Simon Wendt, Goethe University Frankfurt

The research project examines black and Indian military heroism to shed light on the dynamic interrelationship of racially marginalized masculinities and American nationalism between 1941 and 1978. The masculinity of war and the masculinity of national belonging have been inextricably intertwined in Western cultures. This interrelationship is epitomized in the heroic citizen soldier. However, this ideal frequently served exclusionary functions. Particularly in the United States, the white warrior hero became a central exemplar of national manhood that marginalized African Americans and Native Americans. Consequently, the acknowledgment of black and Indian military heroism took on tremendous social, cultural, and political importance.

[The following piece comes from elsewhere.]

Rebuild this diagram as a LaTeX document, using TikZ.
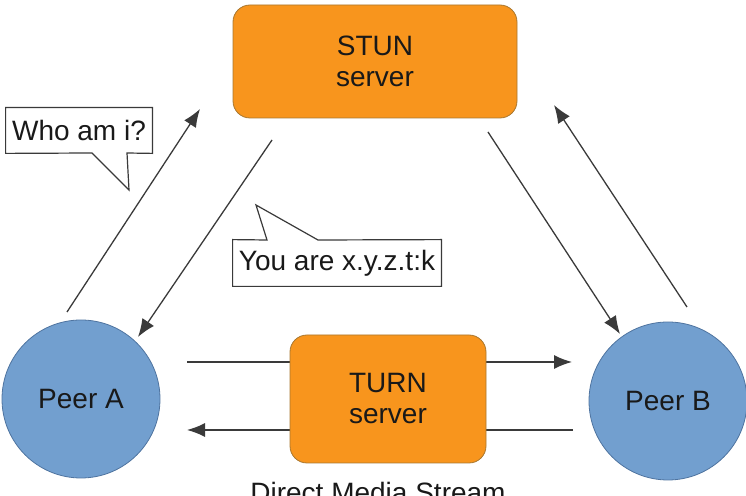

To better understand this dynamic interrelationship, the project focuses on the question of how African American and Native American veterans, activists, and journalists utilized military heroism to challenge their marginalization as men and citizens during the civil rights era. It poses the hypothesis that heroic military service during World War II, the Korean War, and the Vietnam War as well as the memory of heroism in previous military conflicts afforded these men a crucial opportunity to affirm their manhood and to challenge their marginalization. The focus is on these two minorities and the period 1941-1978 because World War II marked the beginning of a period of sustained activism for African American and Native American civil rights as well as increasing visibility and acknowledgment of black and Indian valor on the battlefield. Comparing these two groups also helps explain similarities and differences between white, black, and indigenous interpretations of masculinity, nation, and heroism. The project follows a new cultural history approach and is comprised of two subprojects that utilize the concept of hegemonic masculinity and rely on multidisciplinary methodologies from oral history and memory studies.

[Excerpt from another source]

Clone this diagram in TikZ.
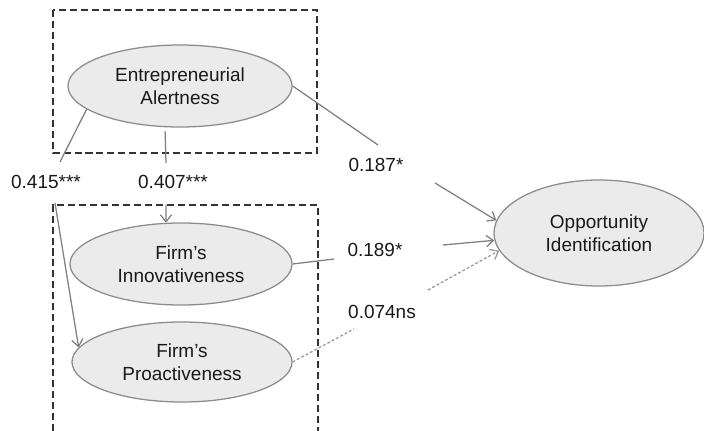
\documentclass[tikz,border=0pt]{standalone}
\usepackage{fontspec}
\setmainfont{Liberation Sans}
\usetikzlibrary{arrows.meta,shapes.geometric}

\begin{document}
\begin{tikzpicture}[x=0.025cm,y=-0.025cm,
  >={Straight Barb[length=5pt,width=8pt]},
  font=\fontsize{13.5}{16.3}\selectfont,
  construct/.style={ellipse,draw=black!45,fill=black!8,line width=0.9pt,text=black!90,align=center,inner sep=0pt},
  frame/.style={draw=black!80,line width=1.4pt,dash pattern=on 5pt off 2.8pt},
  link/.style={draw=black!50,line width=0.9pt},
  nslink/.style={draw=black!40,line width=0.9pt,dash pattern=on 2pt off 1.5pt},
  coef/.style={text=black!90,inner sep=0pt}]
\useasboundingbox (0,0) rectangle (704,431);
% group frames
\draw[frame] (53,10) rectangle (317,153);
\draw[frame] (53,431) -- (53,205) -- (318,205) -- (318,431);
% constructs
\node[construct,minimum width=5.6cm,minimum height=2.05cm]  (EA) at (180,86)  {Entrepreneurial\\Alertness};
\node[construct,minimum width=5.55cm,minimum height=2.05cm] (FI) at (181,264) {Firm's\\Innovativeness};
\node[construct,minimum width=5.5cm,minimum height=2cm]     (FP) at (182,362) {Firm's\\Proactiveness};
\node[construct,minimum width=5.25cm,minimum height=2.65cm] (OI) at (599,233) {Opportunity\\Identification};
% path coefficients
\node[coef] (c_415) at (46,182)  {0.415***};
\node[coef] (c_407) at (173,182) {0.407***};
\node[coef] (c_187) at (376,165) {0.187*};
\node[coef] (c_189) at (375,250) {0.189*};
\node[coef] (c_074) at (382,312) {0.074ns};
% breaks round the coefficients
\coordinate (p_415a) at (60,162);  \coordinate (p_415b) at (55,203);
\coordinate (p_407a) at (166,163); \coordinate (p_407b) at (166,205);
\coordinate (p_187a) at (378,145); \coordinate (p_187b) at (435,183);
\coordinate (p_189a) at (334,259); \coordinate (p_189b) at (443,245);
\coordinate (p_074a) at (354,329); \coordinate (p_074b) at (428,290);
\path
  (EA.194)  edge [link]            (p_415a)
  (p_415b)  edge [link,->]         (FP.172)
  (EA.250)  edge [link,shorten <=3pt] (p_407a)
  (p_407b)  edge [link,->]         (FI.110)
  (EA.east) edge [link]            (p_187a)
  (p_187b)  edge [link,->]         (OI.173)
  (FI.east) edge [link]            (p_189a)
  (p_189b)  edge [link,->]         (OI.184)
  (FP.east) edge [nslink]          (p_074a)
  (p_074b)  edge [nslink,->]       (OI.190);
\end{tikzpicture}
\end{document}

The subproject “Military Heroism, Masculine Nationalism, and the African American Freedom Struggle, 1941-1975” analyzes how black veterans, activists, and journalists used military heroism to challenge their social and political marginalization between 1941 and 1975. The second subproject, “Native American Warrior Heroes during the Red Power Era: Between Indigenous Tradition and American Nationalism,” asks how Native American veterans and activists used the memory of indigenous warrior heroes during the Red Power era (1969-1978) as a means of cultural empowerment that revolved around masculinity and Indian national sovereignty. Since the beginning of DFG funding, the research on African Americans has focused on identifying oral history collections in American archives and sifting through black magazines and newspapers. With regard to subproject 2, archival research has already begun, with a focus on oral histories with Native American veterans and Indian newspapers. In addition, a number of Native American activists and military veterans have been interviewed.

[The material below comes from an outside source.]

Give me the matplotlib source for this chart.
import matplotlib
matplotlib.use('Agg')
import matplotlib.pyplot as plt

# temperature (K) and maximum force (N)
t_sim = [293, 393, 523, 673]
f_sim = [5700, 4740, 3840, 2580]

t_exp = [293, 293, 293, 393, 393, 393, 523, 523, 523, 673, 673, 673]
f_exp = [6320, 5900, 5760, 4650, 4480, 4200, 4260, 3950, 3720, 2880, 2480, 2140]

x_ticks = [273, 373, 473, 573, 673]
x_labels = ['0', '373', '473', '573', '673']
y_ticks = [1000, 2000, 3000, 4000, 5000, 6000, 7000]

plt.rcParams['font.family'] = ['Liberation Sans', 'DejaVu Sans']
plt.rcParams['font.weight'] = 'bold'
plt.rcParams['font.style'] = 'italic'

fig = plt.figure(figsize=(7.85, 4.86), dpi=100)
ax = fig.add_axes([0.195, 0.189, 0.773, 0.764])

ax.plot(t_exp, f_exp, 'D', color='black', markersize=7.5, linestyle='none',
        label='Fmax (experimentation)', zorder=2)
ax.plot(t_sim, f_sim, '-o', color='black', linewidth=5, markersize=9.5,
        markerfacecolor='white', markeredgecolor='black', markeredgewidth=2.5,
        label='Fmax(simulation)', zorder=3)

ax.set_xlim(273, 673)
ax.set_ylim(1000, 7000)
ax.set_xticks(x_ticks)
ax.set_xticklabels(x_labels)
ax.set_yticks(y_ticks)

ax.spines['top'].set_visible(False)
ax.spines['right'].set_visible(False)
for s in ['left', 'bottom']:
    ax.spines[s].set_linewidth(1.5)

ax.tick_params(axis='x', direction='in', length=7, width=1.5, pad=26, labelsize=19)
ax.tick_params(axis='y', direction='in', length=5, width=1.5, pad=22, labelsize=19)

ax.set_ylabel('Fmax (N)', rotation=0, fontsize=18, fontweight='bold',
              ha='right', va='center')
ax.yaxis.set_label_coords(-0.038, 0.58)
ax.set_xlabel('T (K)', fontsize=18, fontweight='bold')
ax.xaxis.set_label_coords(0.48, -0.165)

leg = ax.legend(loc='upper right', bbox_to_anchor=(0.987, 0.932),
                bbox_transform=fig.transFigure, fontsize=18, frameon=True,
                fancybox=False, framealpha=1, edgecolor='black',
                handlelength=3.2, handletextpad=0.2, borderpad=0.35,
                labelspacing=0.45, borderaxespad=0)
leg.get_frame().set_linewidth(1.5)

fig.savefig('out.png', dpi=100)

By concentrating on the largely unexamined agency of racially marginalized masculinities in processes of cultural nation building, the project makes important contributions to the historical study of the gender dimensions of U.S. nationalism. In addition, its analysis of how interpretations of black and Indian heroic soldiers changed over time provides new insights into the history and the memory of military heroism in the United States. Finally, the project helps us better understand how heroism structured social, cultural, and political hierarchies in American society.